Опять раздался двойной залп хохота, а Адамберг опять взглянул на рюмку, проверяя, сколько там осталось. Аранджел перехватил его взгляд и выпил еще глоток. Теперь водки было совсем чуть-чуть. «Время идет, спрашивай о самом главном» — вот что, по-видимому, означала улыбка Аранджела: он сейчас был похож на сфинкса, который подвергает испытанию очередного прохожего.

— Аранджел, есть ли основания утверждать, что Петер Плогойовиц проявил к кому-то особую жестокость? Возможно ли, чтобы какая-то семья считала себя наиболее пострадавшей от злой силы Петера и его потомков?

— Абсурд, — произнес Влад, цитируя Данглара. — Я уже ответил на этот вопрос. Он укокошил свою собственную семью.

Аранджел поднял руку, призывая его к молчанию.

— Так и быть, — сказал он, подливая себе ракии. — Даю тебе дополнительное время и по этому случаю пропущу еще рюмочку перед сном.

Эта сделка, похоже, очень устраивала старика. Адамберг достал блокнот.

— Нет, — решительно сказал Аранджел. — Если это не запомнится, значит, оно тебе неинтересно. Так что и писать незачем.

— Я слушаю, — сказал Адамберг, убирая блокнот.

— Была по крайней мере одна семья, которую Плогойовиц преследовал методично. Это происходило в деревне Медведжа, недалеко отсюда, в Браничевском округе. Ты можешь прочесть об этом в «Visum et repertum», [11] которое судебный медик Флюкингер составил для военного совета в Белграде в тысяча семьсот тридцать втором году по завершении следствия.

Ах да, ведь Аранджел — сербский Данглар, вспомнил Адамберг. Сам он никогда не слышал о «Visum et repertum» и не имел представления, где искать этот документ, а старик запретил ему записывать. Адамберг нервно потер руки: он боялся, что забудет название и автора. «Visum et repertum», Флюкингер.

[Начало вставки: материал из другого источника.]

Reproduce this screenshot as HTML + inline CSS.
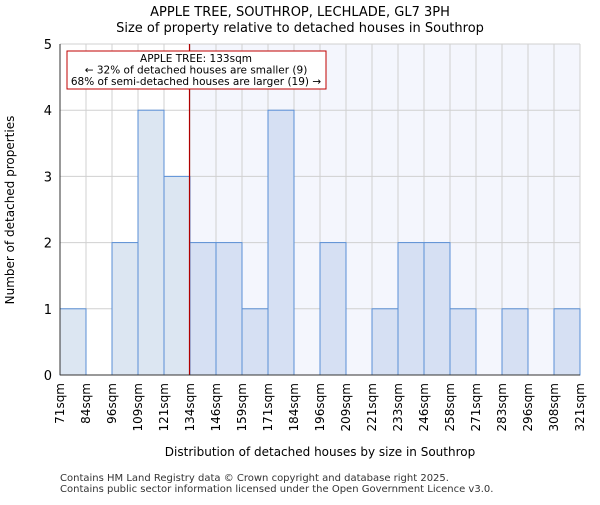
<!DOCTYPE html>
<html><head><meta charset="utf-8"><style>
body{margin:0;background:#fff}
svg{font-family:"DejaVu Sans","Liberation Sans",sans-serif}
</style></head><body>
<svg id="chart" width="600" height="500">
<text x="300" y="16" text-anchor="middle" font-size="13">APPLE TREE, SOUTHROP, LECHLADE, GL7 3PH</text>
<text x="300" y="32" text-anchor="middle" font-size="13">Size of property relative to detached houses in Southrop</text>
<rect x="189.5" y="44" width="390.5" height="331" fill="#f4f6fd"/>
<g id="grid"></g>
<g id="bars"></g>
<line x1="189.5" y1="44" x2="189.5" y2="375" stroke="#b00000" stroke-width="1.2"/>
<line x1="60" y1="44" x2="60" y2="375" stroke="#333"/>
<line x1="60" y1="375" x2="580" y2="375" stroke="#333"/>
<g id="ticks"></g>
<rect x="67" y="51" width="259" height="38" fill="#fff" stroke="#c00000"/>
<text x="196" y="62" text-anchor="middle" font-size="10.5">APPLE TREE: 133sqm</text>
<text x="196" y="73.5" text-anchor="middle" font-size="10.5">← 32% of detached houses are smaller (9)</text>
<text x="196" y="85" text-anchor="middle" font-size="10.5">68% of semi-detached houses are larger (19) →</text>
<text x="14" y="210" text-anchor="middle" font-size="12" transform="rotate(-90 14 210)">Number of detached properties</text>
<text x="320" y="456" text-anchor="middle" font-size="12">Distribution of detached houses by size in Southrop</text>
<text x="60" y="481" font-size="10" fill="#333">Contains HM Land Registry data © Crown copyright and database right 2025.</text>
<text x="60" y="492" font-size="10" fill="#333">Contains public sector information licensed under the Open Government Licence v3.0.</text>
</svg>
<script>
const tickLabels=["71sqm","84sqm","96sqm","109sqm","121sqm","134sqm","146sqm","159sqm","171sqm","184sqm","196sqm","209sqm","221sqm","233sqm","246sqm","258sqm","271sqm","283sqm","296sqm","308sqm","321sqm"];
const counts=[1,0,2,4,3,2,2,1,4,0,2,0,1,2,2,1,0,1,0,1];
const yTicks=[0,1,2,3,4,5];
const markerBin=4.95;
const NS="http://www.w3.org/2000/svg";
const x0=60,x1=580,y0=375,y1=44,yMax=5;
const bw=(x1-x0)/counts.length;
const xs=i=>x0+i*bw;
const ys=v=>y0-(y0-y1)*v/yMax;
const markerX=xs(markerBin);
function mk(t,a,p){const e=document.createElementNS(NS,t);for(const k in a)e.setAttribute(k,a[k]);p.appendChild(e);return e;}
const grid=document.getElementById('grid'),bars=document.getElementById('bars'),ticks=document.getElementById('ticks');
yTicks.forEach(v=>{
 const l=mk('line',{x1:x0,x2:x1,y1:ys(v),y2:ys(v),stroke:'#d0d0d0'},grid);
 
 
 const t=mk('text',{x:x0-8,y:ys(v)+5,'text-anchor':'end','font-size':'13'},ticks);
 t.textContent=v;
 
 
});
tickLabels.forEach((s,i)=>{
 const x=xs(i);
 const l=mk('line',{x1:x,x2:x,y1:y1,y2:y0,stroke:'#d0d0d0'},grid);
 
 
 const t=mk('text',{x:x+4,y:y0+8,'text-anchor':'end','font-size':'12',transform:`rotate(-90 ${x+4} ${y0+8})`},ticks);
 t.textContent=s;
 
 
});
counts.forEach((c,i)=>{
 if(!c)return;
 const r=mk('rect',{x:xs(i),y:ys(c),width:bw,height:y0-ys(c),fill:xs(i)>=markerX-1?'#d6e0f3':'#dce6f2',stroke:'#5a8fd6','stroke-width':1},bars);
 
 
});
</script>
</body></html>
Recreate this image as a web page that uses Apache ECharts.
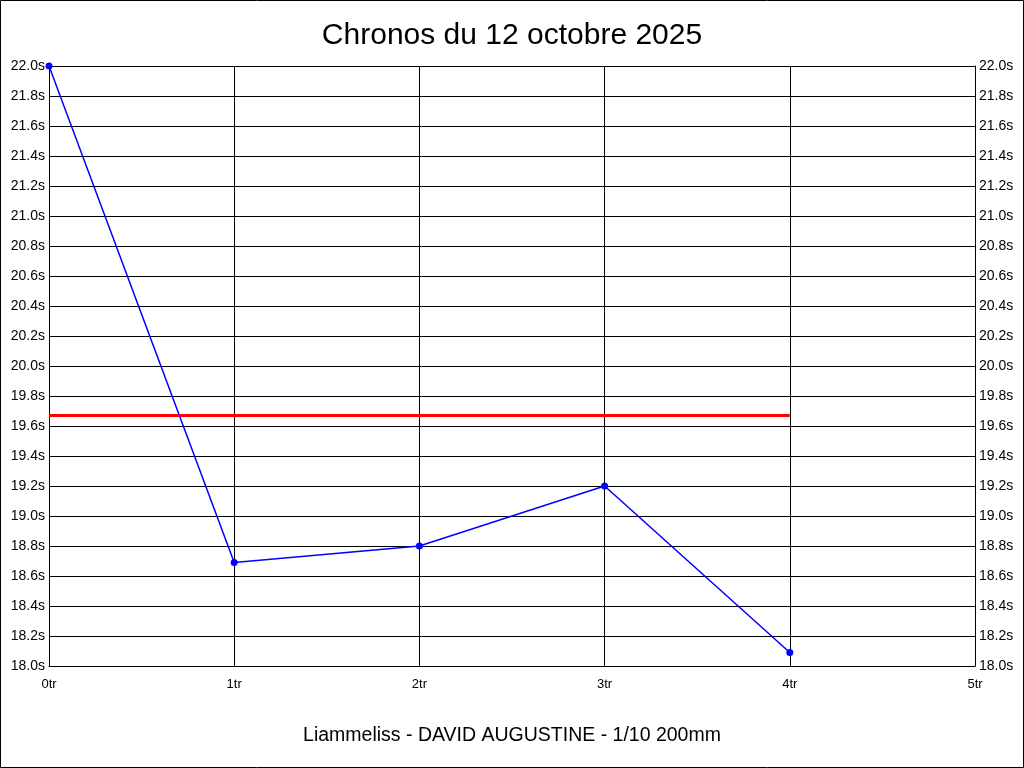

— Это происшествие наделало еще больше шума, чем случай с Плогойовицем, и взбудоражило Западную Европу, расколов ее на два лагеря. Ваш Вольтер изощрялся в насмешках, в спор вмешался даже австрийский император. Людовик Пятнадцатый приказал возобновить расследование, одни врачи рвали на себе волосы, другие молились о спасении души, богословы не знали, что сказать. По этому поводу было написано много статей и памфлетов, состоялось множество диспутов. А началось все здесь, — добавил Аранджел, обводя взглядом ближние холмы.

— Я слушаю, — повторил Адамберг.

— Один солдат, проведя долгие годы на австро-турецкой войне, вернулся в родную деревню Медведжу. Но он стал совсем другим человеком. Он рассказал, что во время войны на него напал вампир, которому он оказал упорное сопротивление и который преследовал его даже в турецких владениях в Персии. В конце концов он одолел чудовище и где-то закопал. Он привез с собой мешочек земли с этой могилы и постоянно ел ее, чтобы защититься от вампира. Это означало, что солдат хоть и думал, будто победил чудовище, но все же не чувствовал себя в полной безопасности. Он жил в Медведже, ел землю и разгуливал по кладбищам, наводя страх на соседей. В тысяча семьсот двадцать седьмом году он упал с воза с сеном и сломал шею. Через месяц после его смерти в Медведже скончались четыре человека — причем так, как умирают жертвы вампиров, и поднялся крик, что солдат сделался вампиром сам. В деревне началось такое волнение, что через сорок дней после его смерти было разрешено провести эксгумацию, но в присутствии представителей власти. Дальнейшее общеизвестно.